● **WHAT NEEDS TO BE DONE**
All the entries need to be quoted exactly, apart from the pictures, which you should drop.

● **INFORMATION SUPPLIED**
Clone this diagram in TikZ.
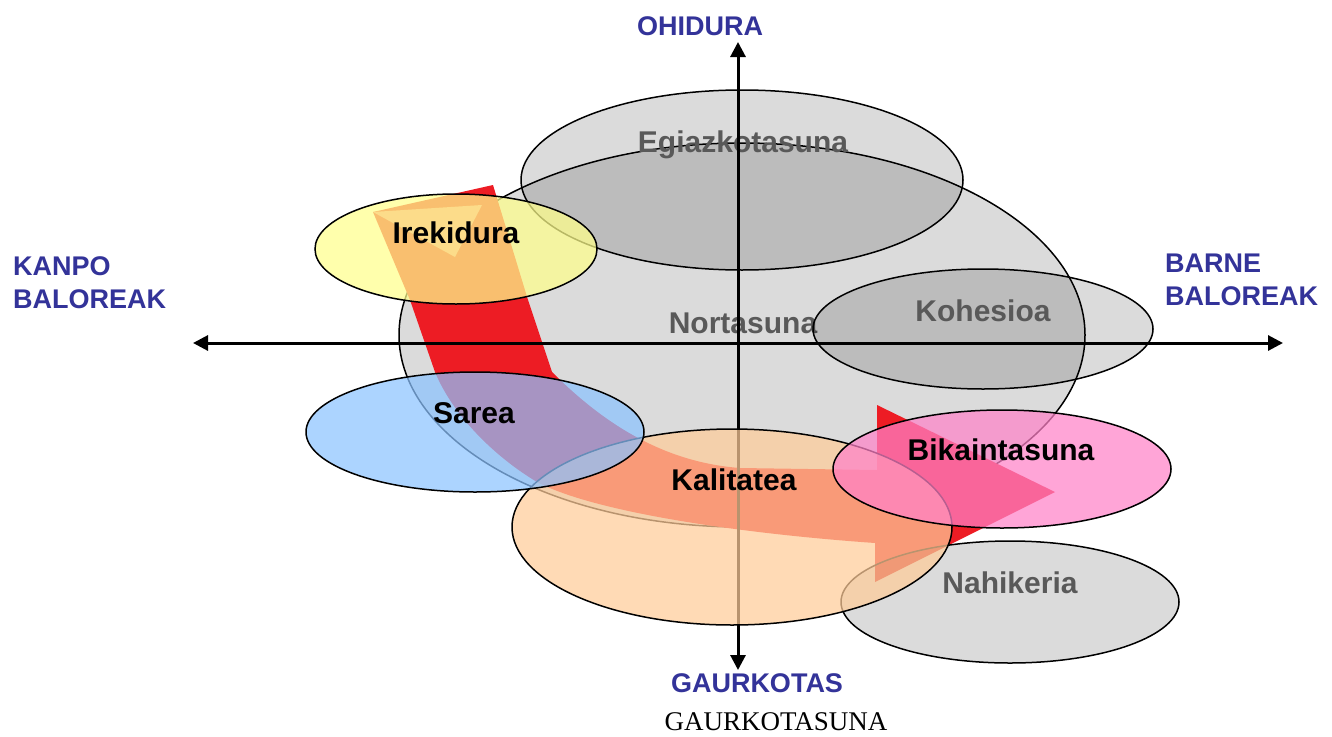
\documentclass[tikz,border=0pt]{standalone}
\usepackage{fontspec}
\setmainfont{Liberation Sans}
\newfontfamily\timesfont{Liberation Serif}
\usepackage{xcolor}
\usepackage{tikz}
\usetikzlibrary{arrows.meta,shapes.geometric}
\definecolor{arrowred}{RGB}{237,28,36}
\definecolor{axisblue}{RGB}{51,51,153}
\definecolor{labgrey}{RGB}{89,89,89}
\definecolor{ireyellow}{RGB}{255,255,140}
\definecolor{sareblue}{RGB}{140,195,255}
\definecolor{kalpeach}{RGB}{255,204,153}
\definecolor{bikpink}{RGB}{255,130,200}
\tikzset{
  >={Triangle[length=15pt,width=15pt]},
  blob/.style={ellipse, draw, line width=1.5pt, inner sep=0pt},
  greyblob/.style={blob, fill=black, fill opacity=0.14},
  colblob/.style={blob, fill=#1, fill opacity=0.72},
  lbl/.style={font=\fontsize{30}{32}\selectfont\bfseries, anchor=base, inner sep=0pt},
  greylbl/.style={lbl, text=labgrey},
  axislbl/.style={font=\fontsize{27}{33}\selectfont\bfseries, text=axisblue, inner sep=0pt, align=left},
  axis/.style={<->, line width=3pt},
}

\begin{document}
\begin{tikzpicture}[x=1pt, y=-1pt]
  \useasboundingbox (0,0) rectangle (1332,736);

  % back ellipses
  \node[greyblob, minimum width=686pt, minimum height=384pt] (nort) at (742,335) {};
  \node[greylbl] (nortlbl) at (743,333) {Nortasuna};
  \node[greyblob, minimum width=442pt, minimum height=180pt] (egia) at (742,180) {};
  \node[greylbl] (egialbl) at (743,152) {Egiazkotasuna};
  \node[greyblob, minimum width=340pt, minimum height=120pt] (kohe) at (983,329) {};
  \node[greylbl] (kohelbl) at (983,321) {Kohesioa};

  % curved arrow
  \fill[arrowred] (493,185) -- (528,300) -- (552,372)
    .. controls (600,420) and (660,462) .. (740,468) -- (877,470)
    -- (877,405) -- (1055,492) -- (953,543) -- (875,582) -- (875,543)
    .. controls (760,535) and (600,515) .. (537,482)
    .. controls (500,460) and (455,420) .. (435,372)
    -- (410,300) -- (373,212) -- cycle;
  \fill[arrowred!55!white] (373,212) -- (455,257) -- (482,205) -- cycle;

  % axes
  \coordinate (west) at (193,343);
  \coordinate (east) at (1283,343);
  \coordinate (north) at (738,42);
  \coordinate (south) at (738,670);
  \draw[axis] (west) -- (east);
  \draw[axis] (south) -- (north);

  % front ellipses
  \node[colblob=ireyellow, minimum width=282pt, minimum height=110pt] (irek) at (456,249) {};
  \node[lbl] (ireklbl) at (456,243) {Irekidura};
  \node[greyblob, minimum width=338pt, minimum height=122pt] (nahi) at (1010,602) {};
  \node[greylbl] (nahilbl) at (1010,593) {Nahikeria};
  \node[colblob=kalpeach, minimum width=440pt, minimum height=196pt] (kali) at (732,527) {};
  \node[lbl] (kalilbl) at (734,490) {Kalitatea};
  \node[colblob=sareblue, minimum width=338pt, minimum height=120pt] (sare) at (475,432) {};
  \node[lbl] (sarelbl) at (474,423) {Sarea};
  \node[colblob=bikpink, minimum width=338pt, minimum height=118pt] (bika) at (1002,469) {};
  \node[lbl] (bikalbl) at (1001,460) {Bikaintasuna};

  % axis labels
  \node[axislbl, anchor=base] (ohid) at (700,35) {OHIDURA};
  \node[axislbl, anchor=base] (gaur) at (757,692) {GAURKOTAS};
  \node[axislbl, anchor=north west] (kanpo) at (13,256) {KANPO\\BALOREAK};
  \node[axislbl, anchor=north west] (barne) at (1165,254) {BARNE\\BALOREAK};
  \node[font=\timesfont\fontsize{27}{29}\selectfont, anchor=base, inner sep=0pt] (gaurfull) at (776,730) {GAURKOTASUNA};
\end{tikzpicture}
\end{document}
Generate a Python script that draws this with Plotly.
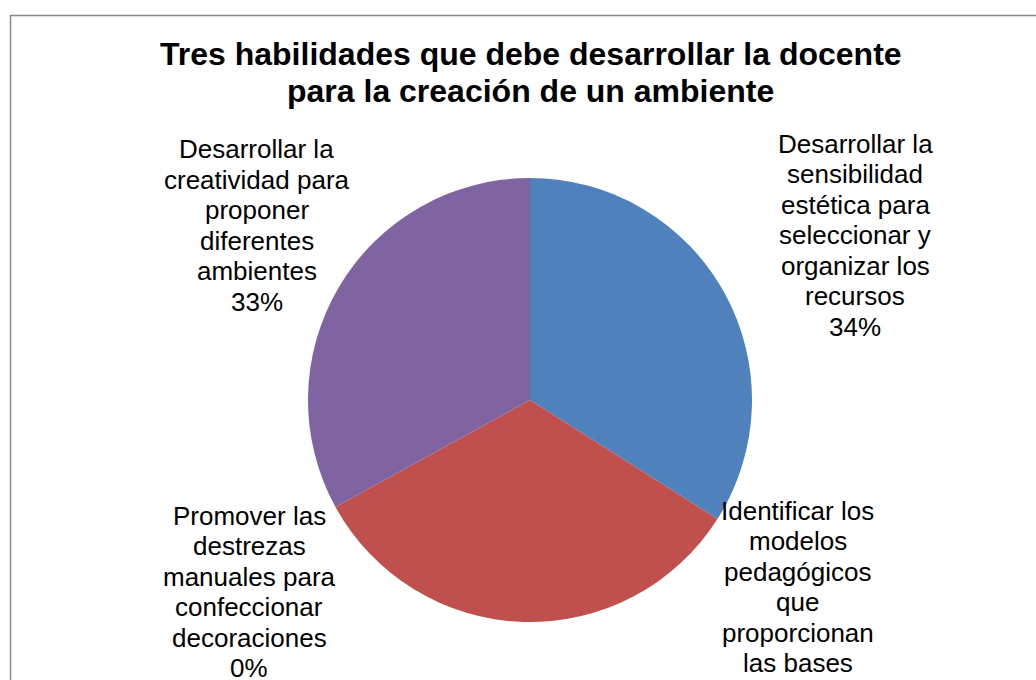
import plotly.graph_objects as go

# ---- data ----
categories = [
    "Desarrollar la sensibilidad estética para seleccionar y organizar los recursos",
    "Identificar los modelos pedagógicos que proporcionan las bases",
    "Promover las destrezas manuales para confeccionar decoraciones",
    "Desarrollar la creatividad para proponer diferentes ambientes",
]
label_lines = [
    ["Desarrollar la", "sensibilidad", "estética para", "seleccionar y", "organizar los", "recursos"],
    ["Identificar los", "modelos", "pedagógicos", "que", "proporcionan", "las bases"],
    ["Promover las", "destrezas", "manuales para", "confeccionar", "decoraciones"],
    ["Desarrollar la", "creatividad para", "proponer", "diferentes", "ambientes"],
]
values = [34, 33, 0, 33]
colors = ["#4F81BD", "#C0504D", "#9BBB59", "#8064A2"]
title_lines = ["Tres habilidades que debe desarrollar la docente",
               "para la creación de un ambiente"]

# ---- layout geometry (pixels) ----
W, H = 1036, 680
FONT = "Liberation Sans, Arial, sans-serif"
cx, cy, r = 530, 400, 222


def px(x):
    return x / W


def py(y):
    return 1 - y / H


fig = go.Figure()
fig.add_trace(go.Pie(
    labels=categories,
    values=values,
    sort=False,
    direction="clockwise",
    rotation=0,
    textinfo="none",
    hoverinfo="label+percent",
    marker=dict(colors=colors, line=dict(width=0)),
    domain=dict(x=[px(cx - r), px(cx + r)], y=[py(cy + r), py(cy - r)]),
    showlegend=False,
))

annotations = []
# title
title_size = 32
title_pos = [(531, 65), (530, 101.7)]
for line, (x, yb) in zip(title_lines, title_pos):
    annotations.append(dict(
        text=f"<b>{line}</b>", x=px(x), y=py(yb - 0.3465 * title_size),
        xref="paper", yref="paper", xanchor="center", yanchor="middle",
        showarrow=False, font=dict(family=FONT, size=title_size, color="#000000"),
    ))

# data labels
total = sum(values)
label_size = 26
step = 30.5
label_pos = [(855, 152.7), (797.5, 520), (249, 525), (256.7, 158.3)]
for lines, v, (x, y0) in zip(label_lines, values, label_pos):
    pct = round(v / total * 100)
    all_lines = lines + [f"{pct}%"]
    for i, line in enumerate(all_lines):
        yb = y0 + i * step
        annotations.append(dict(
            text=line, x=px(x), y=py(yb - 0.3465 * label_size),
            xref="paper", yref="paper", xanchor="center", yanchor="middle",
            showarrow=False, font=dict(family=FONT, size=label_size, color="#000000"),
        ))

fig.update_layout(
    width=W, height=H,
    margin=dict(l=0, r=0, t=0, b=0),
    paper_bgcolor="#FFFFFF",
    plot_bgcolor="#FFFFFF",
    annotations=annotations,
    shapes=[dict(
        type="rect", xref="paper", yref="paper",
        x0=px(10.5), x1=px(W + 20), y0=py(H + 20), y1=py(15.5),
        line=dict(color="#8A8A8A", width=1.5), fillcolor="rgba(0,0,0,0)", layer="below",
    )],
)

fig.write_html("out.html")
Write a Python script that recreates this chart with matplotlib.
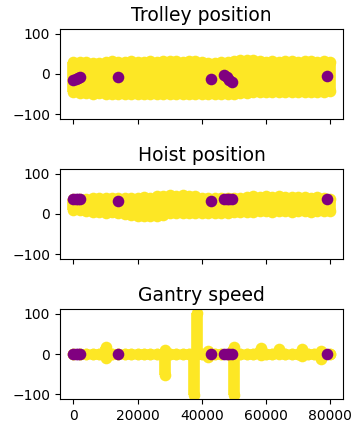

● **OUTPUT BELOW**
Clone this diagram in TikZ.
\documentclass[tikz,border=0pt]{standalone}
\usepackage{fontspec}
\setmainfont{Liberation Sans}
\newfontfamily\timesfont{Liberation Serif}
\usepackage{xcolor}
\usepackage{tikz}
\usetikzlibrary{arrows.meta,shapes.geometric}
\definecolor{arrowred}{RGB}{237,28,36}
\definecolor{axisblue}{RGB}{51,51,153}
\definecolor{labgrey}{RGB}{89,89,89}
\definecolor{ireyellow}{RGB}{255,255,140}
\definecolor{sareblue}{RGB}{140,195,255}
\definecolor{kalpeach}{RGB}{255,204,153}
\definecolor{bikpink}{RGB}{255,130,200}
\tikzset{
  >={Triangle[length=15pt,width=15pt]},
  blob/.style={ellipse, draw, line width=1.5pt, inner sep=0pt},
  greyblob/.style={blob, fill=black, fill opacity=0.14},
  colblob/.style={blob, fill=#1, fill opacity=0.72},
  lbl/.style={font=\fontsize{30}{32}\selectfont\bfseries, anchor=base, inner sep=0pt},
  greylbl/.style={lbl, text=labgrey},
  axislbl/.style={font=\fontsize{27}{33}\selectfont\bfseries, text=axisblue, inner sep=0pt, align=left},
  axis/.style={<->, line width=3pt},
}

\begin{document}
\begin{tikzpicture}[x=1pt, y=-1pt]
  \useasboundingbox (0,0) rectangle (1332,736);

  % back ellipses
  \node[greyblob, minimum width=686pt, minimum height=384pt] (nort) at (742,335) {};
  \node[greylbl] (nortlbl) at (743,333) {Nortasuna};
  \node[greyblob, minimum width=442pt, minimum height=180pt] (egia) at (742,180) {};
  \node[greylbl] (egialbl) at (743,152) {Egiazkotasuna};
  \node[greyblob, minimum width=340pt, minimum height=120pt] (kohe) at (983,329) {};
  \node[greylbl] (kohelbl) at (983,321) {Kohesioa};

  % curved arrow
  \fill[arrowred] (493,185) -- (528,300) -- (552,372)
    .. controls (600,420) and (660,462) .. (740,468) -- (877,470)
    -- (877,405) -- (1055,492) -- (953,543) -- (875,582) -- (875,543)
    .. controls (760,535) and (600,515) .. (537,482)
    .. controls (500,460) and (455,420) .. (435,372)
    -- (410,300) -- (373,212) -- cycle;
  \fill[arrowred!55!white] (373,212) -- (455,257) -- (482,205) -- cycle;

  % axes
  \coordinate (west) at (193,343);
  \coordinate (east) at (1283,343);
  \coordinate (north) at (738,42);
  \coordinate (south) at (738,670);
  \draw[axis] (west) -- (east);
  \draw[axis] (south) -- (north);

  % front ellipses
  \node[colblob=ireyellow, minimum width=282pt, minimum height=110pt] (irek) at (456,249) {};
  \node[lbl] (ireklbl) at (456,243) {Irekidura};
  \node[greyblob, minimum width=338pt, minimum height=122pt] (nahi) at (1010,602) {};
  \node[greylbl] (nahilbl) at (1010,593) {Nahikeria};
  \node[colblob=kalpeach, minimum width=440pt, minimum height=196pt] (kali) at (732,527) {};
  \node[lbl] (kalilbl) at (734,490) {Kalitatea};
  \node[colblob=sareblue, minimum width=338pt, minimum height=120pt] (sare) at (475,432) {};
  \node[lbl] (sarelbl) at (474,423) {Sarea};
  \node[colblob=bikpink, minimum width=338pt, minimum height=118pt] (bika) at (1002,469) {};
  \node[lbl] (bikalbl) at (1001,460) {Bikaintasuna};

  % axis labels
  \node[axislbl, anchor=base] (ohid) at (700,35) {OHIDURA};
  \node[axislbl, anchor=base] (gaur) at (757,692) {GAURKOTAS};
  \node[axislbl, anchor=north west] (kanpo) at (13,256) {KANPO\\BALOREAK};
  \node[axislbl, anchor=north west] (barne) at (1165,254) {BARNE\\BALOREAK};
  \node[font=\timesfont\fontsize{27}{29}\selectfont, anchor=base, inner sep=0pt] (gaurfull) at (776,730) {GAURKOTASUNA};
\end{tikzpicture}
\end{document}
Generate a Python script that draws this with Plotly.
import plotly.graph_objects as go

# ---- data ----
categories = [
    "Desarrollar la sensibilidad estética para seleccionar y organizar los recursos",
    "Identificar los modelos pedagógicos que proporcionan las bases",
    "Promover las destrezas manuales para confeccionar decoraciones",
    "Desarrollar la creatividad para proponer diferentes ambientes",
]
label_lines = [
    ["Desarrollar la", "sensibilidad", "estética para", "seleccionar y", "organizar los", "recursos"],
    ["Identificar los", "modelos", "pedagógicos", "que", "proporcionan", "las bases"],
    ["Promover las", "destrezas", "manuales para", "confeccionar", "decoraciones"],
    ["Desarrollar la", "creatividad para", "proponer", "diferentes", "ambientes"],
]
values = [34, 33, 0, 33]
colors = ["#4F81BD", "#C0504D", "#9BBB59", "#8064A2"]
title_lines = ["Tres habilidades que debe desarrollar la docente",
               "para la creación de un ambiente"]

# ---- layout geometry (pixels) ----
W, H = 1036, 680
FONT = "Liberation Sans, Arial, sans-serif"
cx, cy, r = 530, 400, 222


def px(x):
    return x / W


def py(y):
    return 1 - y / H


fig = go.Figure()
fig.add_trace(go.Pie(
    labels=categories,
    values=values,
    sort=False,
    direction="clockwise",
    rotation=0,
    textinfo="none",
    hoverinfo="label+percent",
    marker=dict(colors=colors, line=dict(width=0)),
    domain=dict(x=[px(cx - r), px(cx + r)], y=[py(cy + r), py(cy - r)]),
    showlegend=False,
))

annotations = []
# title
title_size = 32
title_pos = [(531, 65), (530, 101.7)]
for line, (x, yb) in zip(title_lines, title_pos):
    annotations.append(dict(
        text=f"<b>{line}</b>", x=px(x), y=py(yb - 0.3465 * title_size),
        xref="paper", yref="paper", xanchor="center", yanchor="middle",
        showarrow=False, font=dict(family=FONT, size=title_size, color="#000000"),
    ))

# data labels
total = sum(values)
label_size = 26
step = 30.5
label_pos = [(855, 152.7), (797.5, 520), (249, 525), (256.7, 158.3)]
for lines, v, (x, y0) in zip(label_lines, values, label_pos):
    pct = round(v / total * 100)
    all_lines = lines + [f"{pct}%"]
    for i, line in enumerate(all_lines):
        yb = y0 + i * step
        annotations.append(dict(
            text=line, x=px(x), y=py(yb - 0.3465 * label_size),
            xref="paper", yref="paper", xanchor="center", yanchor="middle",
            showarrow=False, font=dict(family=FONT, size=label_size, color="#000000"),
        ))

fig.update_layout(
    width=W, height=H,
    margin=dict(l=0, r=0, t=0, b=0),
    paper_bgcolor="#FFFFFF",
    plot_bgcolor="#FFFFFF",
    annotations=annotations,
    shapes=[dict(
        type="rect", xref="paper", yref="paper",
        x0=px(10.5), x1=px(W + 20), y0=py(H + 20), y1=py(15.5),
        line=dict(color="#8A8A8A", width=1.5), fillcolor="rgba(0,0,0,0)", layer="below",
    )],
)

fig.write_html("out.html")
Write a Python script that recreates this chart with matplotlib.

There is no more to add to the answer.